Подлинно автобиографический характер у Зингера, безусловно, носит трилогия «Мальчик в поисках Бога», «Молодой человек в поисках любви» и «Заблудившийся в Америке» (хотя и здесь реальные события Зингер щедро сдабривает художественным вымыслом), а также роман в новеллах «В суде моего отца». Но все они были написаны уже после того, как к Исааку Башевису-Зингеру пришла, наконец, всемирная слава.
Глава 5
Счастье привалило
В начале 50-х годов вокруг нью-йоркского журнала «Партизан-Ревю» образовалась группа молодых евреев-литераторов, получившая позже название «Нью-йоркские интеллектуалы».
Во главе этой группы стоял тогда еще относительно молодой писатель Ирвинг Хау (Горенштейн), который объединил вокруг себя Сола Беллоу, Натана Глэзера, Ирвинга Кристола, Дэниэла Бела и др. Почти все «нью-йоркские интеллектуалы» были представителями второго поколения еврейских эмигрантов, и это во многом определило их идейные и художественные поиски.

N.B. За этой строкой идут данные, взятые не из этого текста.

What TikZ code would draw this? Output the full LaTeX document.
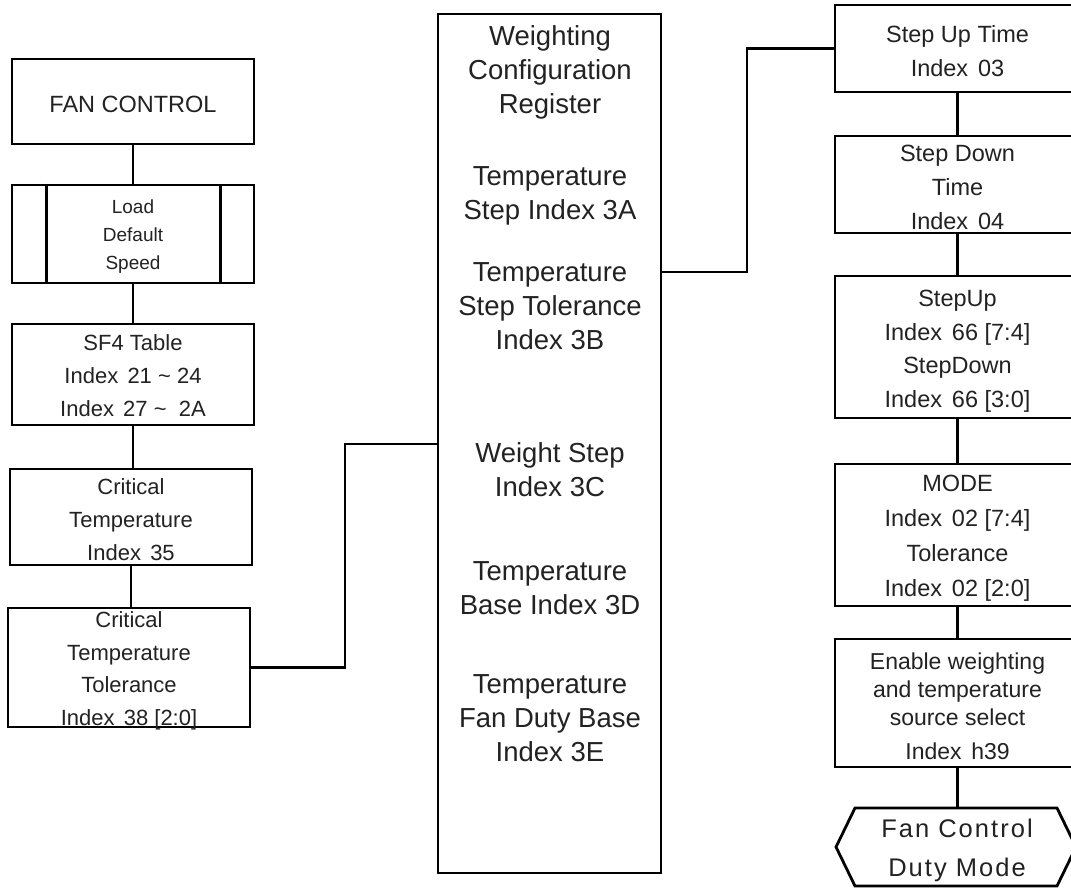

С одной стороны, они жаждали оттеснить в сторону сложившуюся литературную элиту США, стать духовными лидерами и законодателями литературной моды своей страны. Но вместе с тем после Катастрофы они считали себя не вправе разрывать свою связь с еврейством и еврейской культурой и пытались сохранить свою национальную самоидентификацию.

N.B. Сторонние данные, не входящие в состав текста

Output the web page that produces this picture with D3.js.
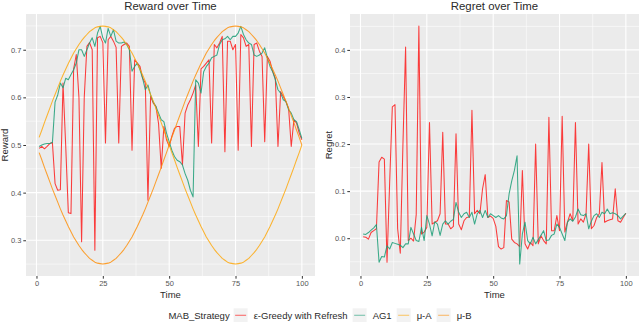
<!DOCTYPE html>
<html>
<head>
<meta charset="utf-8">
<script src="https://cdn.jsdelivr.net/npm/d3@7"></script>
<style>
  body { margin: 0; background: #fff; }
  svg { display: block; font-family: "Liberation Sans", Arial, sans-serif; font-weight: 400; }
  text { font-weight: 400; }
</style>
</head>
<body>
<script>
//constants
const w = 640;
const h = 322;
const top_ = 14, bottom_ = 276;
const textCol = "#2a2a2a";

// time steps 1..100
const time = d3.range(1, 101);

// reward panel
const rewardGreedy = [0.493,0.497,0.492,0.497,0.503,0.505,0.419,0.405,0.406,0.630,
  0.500,0.358,0.356,0.660,0.690,0.600,0.297,0.600,0.707,0.715,
  0.700,0.279,0.725,0.728,0.715,0.504,0.721,0.728,0.718,0.705,
  0.504,0.707,0.711,0.714,0.707,0.489,0.679,0.672,0.665,0.640,
  0.630,0.384,0.602,0.588,0.581,0.545,0.451,0.539,0.511,0.497,
  0.518,0.535,0.539,0.539,0.458,0.567,0.584,0.595,0.609,0.626,
  0.497,0.660,0.665,0.672,0.679,0.504,0.711,0.704,0.714,0.728,
  0.486,0.718,0.718,0.700,0.711,0.489,0.732,0.725,0.707,0.711,
  0.497,0.711,0.714,0.697,0.686,0.507,0.686,0.676,0.654,0.640,
  0.497,0.612,0.602,0.591,0.577,0.497,0.553,0.546,0.525,0.511];

const rewardAG1 = [0.497,0.500,0.502,0.503,0.503,0.505,0.590,0.605,0.630,0.620,
  0.640,0.637,0.648,0.658,0.672,0.700,0.700,0.686,0.700,0.714,
  0.725,0.707,0.735,0.749,0.725,0.714,0.745,0.728,0.742,0.718,
  0.714,0.714,0.716,0.711,0.700,0.655,0.665,0.672,0.658,0.640,
  0.616,0.626,0.605,0.590,0.581,0.567,0.553,0.549,0.525,0.507,
  0.489,0.476,0.468,0.465,0.458,0.440,0.426,0.405,0.391,0.637,
  0.630,0.609,0.654,0.665,0.672,0.683,0.686,0.689,0.711,0.721,
  0.723,0.728,0.721,0.728,0.728,0.735,0.749,0.732,0.721,0.714,
  0.711,0.689,0.686,0.689,0.693,0.704,0.683,0.665,0.654,0.637,
  0.616,0.609,0.595,0.591,0.574,0.567,0.553,0.549,0.532,0.514];

const muA = [0.516,0.531,0.547,0.562,0.577,0.592,0.606,0.620,0.634,0.647,
  0.659,0.671,0.682,0.693,0.702,0.711,0.719,0.726,0.732,0.738,
  0.742,0.746,0.748,0.749,0.750,0.749,0.748,0.746,0.742,0.738,
  0.732,0.726,0.719,0.711,0.702,0.693,0.682,0.671,0.659,0.647,
  0.634,0.620,0.606,0.592,0.577,0.562,0.547,0.531,0.516,0.500,
  0.484,0.469,0.453,0.438,0.423,0.408,0.394,0.380,0.366,0.353,
  0.341,0.329,0.318,0.307,0.298,0.289,0.281,0.274,0.268,0.262,
  0.258,0.254,0.252,0.251,0.250,0.251,0.252,0.254,0.258,0.262,
  0.268,0.274,0.281,0.289,0.298,0.307,0.318,0.329,0.341,0.353,
  0.366,0.380,0.394,0.408,0.423,0.438,0.453,0.469,0.484,0.500];

const muB = [0.484,0.469,0.453,0.438,0.423,0.408,0.394,0.380,0.366,0.353,
  0.341,0.329,0.318,0.307,0.298,0.289,0.281,0.274,0.268,0.262,
  0.258,0.254,0.252,0.251,0.250,0.251,0.252,0.254,0.258,0.262,
  0.268,0.274,0.281,0.289,0.298,0.307,0.318,0.329,0.341,0.353,
  0.366,0.380,0.394,0.408,0.423,0.438,0.453,0.469,0.484,0.500,
  0.516,0.531,0.547,0.562,0.577,0.592,0.606,0.620,0.634,0.647,
  0.659,0.671,0.682,0.693,0.702,0.711,0.719,0.726,0.732,0.738,
  0.742,0.746,0.748,0.749,0.750,0.749,0.748,0.746,0.742,0.738,
  0.732,0.726,0.719,0.711,0.702,0.693,0.682,0.671,0.659,0.647,
  0.634,0.620,0.606,0.592,0.577,0.562,0.547,0.531,0.516,0.500];

// regret panel
const regretGreedy = [0.003,0.002,-0.002,0.012,0.016,0.020,0.162,0.172,0.168,-0.051,
  0.120,0.279,0.284,0.020,-0.032,0.200,0.406,-0.005,0.000,-0.006,
  0.050,0.451,0.009,0.013,0.023,0.246,0.030,0.034,0.037,0.052,
  0.225,0.030,0.030,0.020,0.025,0.222,0.030,0.018,0.037,0.044,
  0.045,0.272,0.052,0.059,0.052,0.105,0.135,0.044,0.047,0.042,
  0.025,-0.018,-0.023,-0.020,0.080,0.077,-0.002,-0.009,-0.012,-0.018,
  0.144,-0.012,-0.023,-0.009,-0.016,0.200,-0.012,0.005,-0.005,-0.012,
  0.257,0.016,0.016,0.048,0.016,0.259,0.013,0.034,0.052,0.037,
  0.246,0.030,0.041,0.034,0.052,0.200,0.020,0.027,0.044,0.052,
  0.161,0.034,0.037,0.039,0.041,0.105,0.037,0.034,0.044,0.053];

const regretAG1 = [0.009,0.008,0.012,0.017,0.022,0.029,-0.051,-0.039,-0.040,-0.016,
  -0.023,-0.009,-0.011,-0.013,-0.015,-0.020,-0.012,-0.012,0.023,0.009,
  -0.005,-0.007,0.023,-0.005,0.048,0.030,0.005,0.035,0.030,0.006,
  0.030,0.037,0.030,0.036,0.040,0.076,0.055,0.044,0.052,0.055,
  0.044,0.055,0.030,0.052,0.059,0.044,0.059,0.044,0.052,0.048,
  0.044,0.048,0.043,0.041,0.048,0.094,0.122,0.144,0.175,-0.055,
  0.009,0.034,-0.005,-0.012,0.002,-0.012,-0.003,0.006,0.016,-0.005,
  -0.004,0.006,0.009,0.030,0.023,0.009,-0.005,0.034,0.041,0.036,
  0.045,0.062,0.050,0.048,0.052,0.020,0.036,0.048,0.052,0.044,
  0.055,0.052,0.062,0.052,0.054,0.052,0.048,0.041,0.047,0.053];

// ticks
const xTicks = [0, 25, 50, 75, 100];
const xMinor = [12.5, 37.5, 62.5, 87.5];
const rewardTicks = [0.3, 0.4, 0.5, 0.6, 0.7];
const rewardMinor = [0.25, 0.35, 0.45, 0.55, 0.65, 0.75];
const regretTicks = [0.0, 0.1, 0.2, 0.3, 0.4];
const regretMinor = [-0.05, 0.05, 0.15, 0.25, 0.35, 0.45];

// legend
const strategies = ["ε-Greedy with Refresh", "AG1", "μ-A", "μ-B"];
const colors = ["#ff0000", "#1b9e77", "#ffa500", "#ff8c00"];

const svg = d3.select("body").append("svg")
  .attr("width", w)
  .attr("height", h);

function expand(vals) {
  const e = d3.extent(vals);
  const p = (e[1] - e[0]) * 0.05;
  return [e[0] - p, e[1] + p];
}

function panel(left, right, title, ytitle, ytitleX, yTicks, yMinor, series) {
  const g = svg.append("g");

  const xScale = d3.scaleLinear()
    .domain(expand(time))
    .range([left, right]);

  const yScale = d3.scaleLinear()
    .domain(expand(series.flatMap(s => s.values)))
    .range([bottom_, top_]);

  g.append("rect")
    .attr("x", left).attr("y", top_)
    .attr("width", right - left).attr("height", bottom_ - top_)
    .attr("fill", "#ebebeb");

  // minor grid
  g.selectAll(".xm").data(xMinor).enter().append("line")
    .attr("x1", d => xScale(d)).attr("x2", d => xScale(d))
    .attr("y1", top_).attr("y2", bottom_)
    .attr("stroke", "#fff").attr("stroke-width", 0.55);
  g.selectAll(".ym").data(yMinor).enter().append("line")
    .attr("y1", d => yScale(d)).attr("y2", d => yScale(d))
    .attr("x1", left).attr("x2", right)
    .attr("stroke", "#fff").attr("stroke-width", 0.55);
  // major grid
  g.selectAll(".xg").data(xTicks).enter().append("line")
    .attr("x1", d => xScale(d)).attr("x2", d => xScale(d))
    .attr("y1", top_).attr("y2", bottom_)
    .attr("stroke", "#fff").attr("stroke-width", 1.1);
  g.selectAll(".yg").data(yTicks).enter().append("line")
    .attr("y1", d => yScale(d)).attr("y2", d => yScale(d))
    .attr("x1", left).attr("x2", right)
    .attr("stroke", "#fff").attr("stroke-width", 1.1);

  // lines
  const line = d3.line()
    .x((d, i) => xScale(time[i]))
    .y(d => yScale(d));
  series.forEach(s => {
    g.append("path")
      .attr("d", line(s.values))
      .attr("fill", "none")
      .attr("stroke", s.color)
      .attr("stroke-opacity", s.opacity)
      .attr("stroke-width", 1.05)
      .attr("stroke-linejoin", "round");
  });

  // axes
  const xAxis = d3.axisBottom(xScale).tickValues(xTicks).tickSize(2.7).tickPadding(2);
  const yAxis = d3.axisLeft(yScale).tickValues(yTicks).tickSize(2.7).tickPadding(2)
    .tickFormat(d3.format(".1f"));

  const gx = g.append("g")
    .attr("transform", "translate(0," + bottom_ + ")")
    .call(xAxis);
  const gy = g.append("g")
    .attr("transform", "translate(" + left + ",0)")
    .call(yAxis);
  [gx, gy].forEach(a => {
    a.attr("font-family", null).attr("font-size", null);
    a.select(".domain").remove();
    a.selectAll(".tick line").attr("stroke", "#333");
    a.selectAll(".tick text")
      .attr("fill", "#555")
      .style("font-size", "7.5px")
      .style("font-weight", "400");
  });

  // titles
  g.append("text")
    .attr("x", (left + right) / 2).attr("y", 10)
    .attr("text-anchor", "middle")
    .attr("fill", textCol)
    .style("font-size", "11.4px")
    .text(title);
  g.append("text")
    .attr("x", (left + right) / 2).attr("y", 297.8)
    .attr("text-anchor", "middle")
    .attr("fill", textCol)
    .style("font-size", "9.5px")
    .text("Time");
  g.append("text")
    .attr("transform", "translate(" + ytitleX + "," + ((top_ + bottom_) / 2) + ") rotate(-90)")
    .attr("text-anchor", "middle")
    .attr("fill", textCol)
    .style("font-size", "9.5px")
    .text(ytitle);
}

panel(26, 315, "Reward over Time", "Reward", 8, rewardTicks, rewardMinor, [
  {values: rewardGreedy, color: colors[0], opacity: 0.75},
  {values: rewardAG1, color: colors[1], opacity: 0.85},
  {values: muA, color: colors[2], opacity: 0.8},
  {values: muB, color: colors[3], opacity: 0.8}
]);

panel(350, 639, "Regret over Time", "Regret", 331.5, regretTicks, regretMinor, [
  {values: regretGreedy, color: colors[0], opacity: 0.75},
  {values: regretAG1, color: colors[1], opacity: 0.85}
]);

// legend
const leg = svg.append("g");
const legY = 315.3;
const legTitle = leg.append("text")
  .attr("x", 0).attr("y", legY + 3.4)
  .attr("fill", textCol)
  .style("font-size", "9.5px")
  .text("MAB_Strategy");
let cx = legTitle.node().getComputedTextLength() + 4;
strategies.forEach((s, i) => {
  leg.append("rect")
    .attr("x", cx).attr("y", legY - 7)
    .attr("width", 14).attr("height", 14)
    .attr("fill", "#f2f2f2");
  leg.append("line")
    .attr("x1", cx + 1.5).attr("x2", cx + 12.5)
    .attr("y1", legY).attr("y2", legY)
    .attr("stroke", colors[i])
    .attr("stroke-opacity", 0.55)
    .attr("stroke-width", 1.1);
  cx += 14 + 6;
  const t = leg.append("text")
    .attr("x", cx).attr("y", legY + 3.4)
    .attr("fill", textCol)
    .style("font-size", "9.5px")
    .text(s);
  cx += t.node().getComputedTextLength() + (i < strategies.length - 1 ? 5 : 0);
});
leg.attr("transform", "translate(" + (320 - cx / 2) + ",0)");
</script>
</body>
</html>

Именно последнее обстоятельство и сблизило Ирвинга Хау с известным идишским литератором Лейзером Гринбергом. Вместе они разработали новый литературный проект, призванный открыть для американского читателя еврейскую, а точнее, идишскую литературу. В рамках проекта было решено привлечь к переводам с идиша на английский наиболее талантливых литераторов. В составленный Гринбергом и Хау список потенциальных переводчиков вошел и Сол Беллоу, который, как считалось, свободно владел идишем — в том смысле, что он умел говорить на этом языке, хотя не умел читать и писать на нем. Но в начале 50-х годов для молодого американского еврея и это было не так уж и мало.
Вместе с Гринбергом Хау отобрал для первого выходящего в рамках нового проекта сборника «Сокровищница рассказов на идиш» произведения как всемирно известных писателей вроде Шолом-Алейхема и И.-Л. Переца, так и ряд рассказов авторов, практически неизвестных широкому американскому читателю. В число последних Хау и Гринберг включили и рассказ Исаака-Башевиса Зингера «Гимпл-дурень».

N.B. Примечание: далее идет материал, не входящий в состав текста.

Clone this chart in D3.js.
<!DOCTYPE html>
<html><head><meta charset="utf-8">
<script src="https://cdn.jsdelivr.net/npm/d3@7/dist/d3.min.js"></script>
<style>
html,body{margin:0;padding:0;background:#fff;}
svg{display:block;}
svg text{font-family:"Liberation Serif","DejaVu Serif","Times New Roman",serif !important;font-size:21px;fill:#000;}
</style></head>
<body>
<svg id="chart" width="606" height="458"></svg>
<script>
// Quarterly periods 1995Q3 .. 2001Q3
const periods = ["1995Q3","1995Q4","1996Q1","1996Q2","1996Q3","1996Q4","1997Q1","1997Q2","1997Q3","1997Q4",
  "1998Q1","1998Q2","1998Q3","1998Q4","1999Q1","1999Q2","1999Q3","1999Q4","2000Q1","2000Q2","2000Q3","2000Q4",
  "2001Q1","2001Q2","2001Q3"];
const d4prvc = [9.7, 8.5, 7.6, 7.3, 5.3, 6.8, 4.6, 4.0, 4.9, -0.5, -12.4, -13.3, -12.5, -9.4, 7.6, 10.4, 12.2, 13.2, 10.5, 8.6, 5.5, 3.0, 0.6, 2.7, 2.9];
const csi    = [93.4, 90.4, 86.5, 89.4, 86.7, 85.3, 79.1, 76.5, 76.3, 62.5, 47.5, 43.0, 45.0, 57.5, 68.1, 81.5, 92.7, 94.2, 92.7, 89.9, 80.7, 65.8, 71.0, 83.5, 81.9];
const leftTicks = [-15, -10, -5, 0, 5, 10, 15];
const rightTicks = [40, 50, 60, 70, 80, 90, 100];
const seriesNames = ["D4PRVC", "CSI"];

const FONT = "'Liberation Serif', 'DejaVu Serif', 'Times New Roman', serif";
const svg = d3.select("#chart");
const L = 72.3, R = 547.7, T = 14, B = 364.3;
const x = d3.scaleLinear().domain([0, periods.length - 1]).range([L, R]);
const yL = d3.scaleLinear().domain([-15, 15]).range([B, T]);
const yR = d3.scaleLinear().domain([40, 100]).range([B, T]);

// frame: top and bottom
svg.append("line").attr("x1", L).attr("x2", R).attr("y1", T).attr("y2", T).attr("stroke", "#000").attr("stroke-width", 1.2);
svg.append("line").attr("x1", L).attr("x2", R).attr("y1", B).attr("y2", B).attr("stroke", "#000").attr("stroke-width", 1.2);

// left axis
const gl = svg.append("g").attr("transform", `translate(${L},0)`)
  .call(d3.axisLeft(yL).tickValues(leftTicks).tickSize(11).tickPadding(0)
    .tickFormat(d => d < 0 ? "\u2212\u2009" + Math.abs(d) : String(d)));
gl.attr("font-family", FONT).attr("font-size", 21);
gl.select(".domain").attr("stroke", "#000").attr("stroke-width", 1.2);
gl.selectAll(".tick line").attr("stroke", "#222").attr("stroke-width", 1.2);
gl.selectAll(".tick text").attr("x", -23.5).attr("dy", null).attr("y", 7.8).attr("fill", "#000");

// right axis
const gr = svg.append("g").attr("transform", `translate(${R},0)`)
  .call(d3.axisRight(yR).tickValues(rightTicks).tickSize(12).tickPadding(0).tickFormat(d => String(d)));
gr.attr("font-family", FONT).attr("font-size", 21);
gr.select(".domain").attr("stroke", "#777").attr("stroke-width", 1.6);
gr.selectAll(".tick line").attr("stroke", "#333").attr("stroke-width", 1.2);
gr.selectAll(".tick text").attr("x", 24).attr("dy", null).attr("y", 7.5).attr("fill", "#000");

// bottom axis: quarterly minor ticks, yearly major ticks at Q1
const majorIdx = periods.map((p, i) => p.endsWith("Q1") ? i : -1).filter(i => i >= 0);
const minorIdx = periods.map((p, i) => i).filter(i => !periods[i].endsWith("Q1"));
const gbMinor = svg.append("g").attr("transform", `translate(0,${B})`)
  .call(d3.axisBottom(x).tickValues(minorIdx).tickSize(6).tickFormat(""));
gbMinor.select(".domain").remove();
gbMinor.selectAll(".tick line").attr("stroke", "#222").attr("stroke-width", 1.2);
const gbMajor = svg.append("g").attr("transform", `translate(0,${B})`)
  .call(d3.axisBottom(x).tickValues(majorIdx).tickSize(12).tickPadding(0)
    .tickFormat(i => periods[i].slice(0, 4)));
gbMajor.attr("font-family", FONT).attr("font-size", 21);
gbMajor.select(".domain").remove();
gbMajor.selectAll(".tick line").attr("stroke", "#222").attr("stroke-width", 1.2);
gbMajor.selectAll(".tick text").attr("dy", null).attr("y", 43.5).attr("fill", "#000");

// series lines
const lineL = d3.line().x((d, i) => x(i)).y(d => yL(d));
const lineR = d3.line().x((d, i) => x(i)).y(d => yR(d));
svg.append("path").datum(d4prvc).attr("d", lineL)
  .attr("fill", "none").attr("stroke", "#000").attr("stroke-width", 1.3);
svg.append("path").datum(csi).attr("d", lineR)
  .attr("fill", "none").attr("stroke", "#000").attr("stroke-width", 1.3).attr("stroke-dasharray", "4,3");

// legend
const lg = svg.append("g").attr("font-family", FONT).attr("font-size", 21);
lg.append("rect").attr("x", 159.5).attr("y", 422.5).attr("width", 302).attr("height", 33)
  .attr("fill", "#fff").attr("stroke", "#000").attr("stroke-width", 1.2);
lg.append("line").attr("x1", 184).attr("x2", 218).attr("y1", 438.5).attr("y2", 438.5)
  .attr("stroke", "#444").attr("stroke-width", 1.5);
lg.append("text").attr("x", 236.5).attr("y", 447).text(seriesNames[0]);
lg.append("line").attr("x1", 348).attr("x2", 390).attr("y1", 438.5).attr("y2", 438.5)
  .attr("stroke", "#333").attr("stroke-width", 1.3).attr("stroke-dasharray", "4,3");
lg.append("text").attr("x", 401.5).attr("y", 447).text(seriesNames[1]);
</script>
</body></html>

В один из дней 1952 года Гринберг пригласил в свою нью-йоркскую квартиру Ирвинга Хау и Сола Беллоу и предложил последнему попробовать перевести рассказ Зингера. Так как Беллоу, как уже было сказано, не умел читать на идиш, то Гринберг зачитывал ему рассказ вслух, а сидевший за пишущей машинкой Белоу с ходу отстукивал его перевод:
Беллоу в тот день куда-то спешил, и потому переводил быстро, не особенно задумываясь над выбором слов и лишь изредка внося в текст замечания, подсказываемые Хау и Гринбергом. Тем не менее, рассказ ему понравился и вскоре был опубликован в «Партизан-Ревю».
Злые языки утверждали, что, увидев свой рассказ на английском языке, Башевис-Зингер едва не упал в обморок от счастья.
Именно с этой публикации обычно и принято начинать отсчет всемирной славы писателя. Правда, поначалу «Гимпл-дурень» получил признание не столько у широкого читателя, сколько у коллег Зингера по писательскому цеху — Филиппа Рота, Бернарда Маламуда и др., начавших горячо рекомендовать произведения идишского автора в различные периодические издания США.
Филипп Рот сделал одно из первых интервью с Башевисом-Зингером, а позже и ввел его в круг авторов, рецензируемых в “Нью-Йорк Таймс Бук Ревю” — ведущем издании, определяющем рейтинг американских авторов на книжном рынке.
Словом, после публикации «Гимпла-дурня» 48-летний Башевис-Зингер, что называется, проснулся если и не знаменитым, то почти знаменитым.